• RAW DATA
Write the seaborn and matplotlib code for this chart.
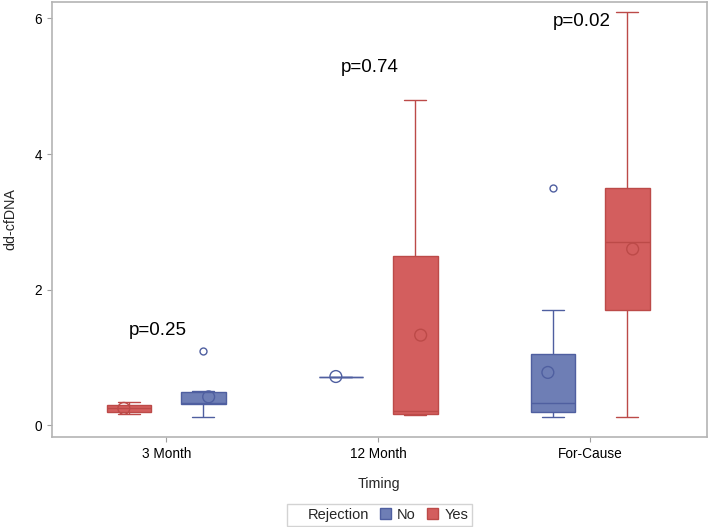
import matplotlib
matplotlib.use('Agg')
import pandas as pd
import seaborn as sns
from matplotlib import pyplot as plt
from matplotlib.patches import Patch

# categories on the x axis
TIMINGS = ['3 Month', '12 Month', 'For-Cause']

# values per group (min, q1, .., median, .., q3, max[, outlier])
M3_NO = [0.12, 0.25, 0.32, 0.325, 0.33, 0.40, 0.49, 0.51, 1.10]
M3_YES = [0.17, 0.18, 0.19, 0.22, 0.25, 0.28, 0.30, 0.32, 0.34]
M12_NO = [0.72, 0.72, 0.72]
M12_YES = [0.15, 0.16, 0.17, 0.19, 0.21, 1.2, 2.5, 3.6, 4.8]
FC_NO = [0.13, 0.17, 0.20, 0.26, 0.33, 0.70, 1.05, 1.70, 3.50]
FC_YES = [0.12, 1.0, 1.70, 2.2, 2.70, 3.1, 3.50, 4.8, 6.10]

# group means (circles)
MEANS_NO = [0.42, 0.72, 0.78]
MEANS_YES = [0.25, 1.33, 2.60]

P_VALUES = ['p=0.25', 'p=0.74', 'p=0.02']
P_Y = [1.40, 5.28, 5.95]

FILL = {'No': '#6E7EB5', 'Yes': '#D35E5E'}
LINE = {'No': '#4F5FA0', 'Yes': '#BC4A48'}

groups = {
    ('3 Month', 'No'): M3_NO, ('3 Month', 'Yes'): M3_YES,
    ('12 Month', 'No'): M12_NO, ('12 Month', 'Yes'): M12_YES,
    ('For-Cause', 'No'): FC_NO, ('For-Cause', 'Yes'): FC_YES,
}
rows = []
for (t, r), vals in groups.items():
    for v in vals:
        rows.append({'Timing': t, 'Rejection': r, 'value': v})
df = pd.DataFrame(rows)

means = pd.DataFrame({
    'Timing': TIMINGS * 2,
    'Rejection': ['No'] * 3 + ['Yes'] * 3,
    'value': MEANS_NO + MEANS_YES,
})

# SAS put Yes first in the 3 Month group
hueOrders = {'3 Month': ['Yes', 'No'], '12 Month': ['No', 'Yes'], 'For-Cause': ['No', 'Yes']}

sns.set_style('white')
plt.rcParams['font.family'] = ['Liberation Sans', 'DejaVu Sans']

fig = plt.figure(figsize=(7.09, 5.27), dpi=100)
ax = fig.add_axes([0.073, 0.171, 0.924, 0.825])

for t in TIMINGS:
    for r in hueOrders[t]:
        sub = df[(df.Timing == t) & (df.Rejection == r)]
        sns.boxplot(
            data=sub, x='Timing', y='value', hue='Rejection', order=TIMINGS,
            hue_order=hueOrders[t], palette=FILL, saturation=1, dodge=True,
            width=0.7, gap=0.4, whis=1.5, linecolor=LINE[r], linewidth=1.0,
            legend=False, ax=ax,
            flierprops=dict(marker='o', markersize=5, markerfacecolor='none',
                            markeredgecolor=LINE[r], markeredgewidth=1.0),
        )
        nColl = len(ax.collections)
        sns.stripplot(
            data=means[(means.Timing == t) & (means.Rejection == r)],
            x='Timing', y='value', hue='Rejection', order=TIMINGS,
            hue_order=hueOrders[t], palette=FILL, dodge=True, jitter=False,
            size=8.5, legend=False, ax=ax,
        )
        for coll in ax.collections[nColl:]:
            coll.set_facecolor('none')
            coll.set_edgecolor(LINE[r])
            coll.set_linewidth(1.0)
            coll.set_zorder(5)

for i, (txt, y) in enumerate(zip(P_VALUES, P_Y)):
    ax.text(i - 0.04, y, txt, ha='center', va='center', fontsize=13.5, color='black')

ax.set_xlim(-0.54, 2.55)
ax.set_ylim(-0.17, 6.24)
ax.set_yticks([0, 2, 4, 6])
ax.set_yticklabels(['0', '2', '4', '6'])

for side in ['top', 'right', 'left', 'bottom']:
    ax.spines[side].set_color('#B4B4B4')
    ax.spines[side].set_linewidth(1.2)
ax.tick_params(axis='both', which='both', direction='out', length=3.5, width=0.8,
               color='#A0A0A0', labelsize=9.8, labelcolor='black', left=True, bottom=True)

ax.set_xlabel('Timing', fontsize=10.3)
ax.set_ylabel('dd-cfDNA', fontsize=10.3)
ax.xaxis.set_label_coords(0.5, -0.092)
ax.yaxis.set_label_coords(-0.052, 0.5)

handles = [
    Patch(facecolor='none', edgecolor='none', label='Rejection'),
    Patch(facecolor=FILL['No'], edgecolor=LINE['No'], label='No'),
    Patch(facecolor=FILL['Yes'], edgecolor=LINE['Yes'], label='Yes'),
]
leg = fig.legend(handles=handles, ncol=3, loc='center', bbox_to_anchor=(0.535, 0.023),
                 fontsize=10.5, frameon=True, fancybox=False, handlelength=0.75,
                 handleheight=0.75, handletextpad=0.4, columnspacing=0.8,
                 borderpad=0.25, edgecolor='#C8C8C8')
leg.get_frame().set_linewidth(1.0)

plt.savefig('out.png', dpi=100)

• BRIEF
From the first line of the material down to the line containing "FC_YES = [0.12, 1.0, 1.70, 2.2, 2.70, 3.1, 3.50, 4.8, 6.10]", inclusive, return each line exactly, skipping any picture.

• RESPONSE BELOW
Write the seaborn and matplotlib code for this chart.
import matplotlib
matplotlib.use('Agg')
import pandas as pd
import seaborn as sns
from matplotlib import pyplot as plt
from matplotlib.patches import Patch

# categories on the x axis
TIMINGS = ['3 Month', '12 Month', 'For-Cause']

# values per group (min, q1, .., median, .., q3, max[, outlier])
M3_NO = [0.12, 0.25, 0.32, 0.325, 0.33, 0.40, 0.49, 0.51, 1.10]
M3_YES = [0.17, 0.18, 0.19, 0.22, 0.25, 0.28, 0.30, 0.32, 0.34]
M12_NO = [0.72, 0.72, 0.72]
M12_YES = [0.15, 0.16, 0.17, 0.19, 0.21, 1.2, 2.5, 3.6, 4.8]
FC_NO = [0.13, 0.17, 0.20, 0.26, 0.33, 0.70, 1.05, 1.70, 3.50]
FC_YES = [0.12, 1.0, 1.70, 2.2, 2.70, 3.1, 3.50, 4.8, 6.10]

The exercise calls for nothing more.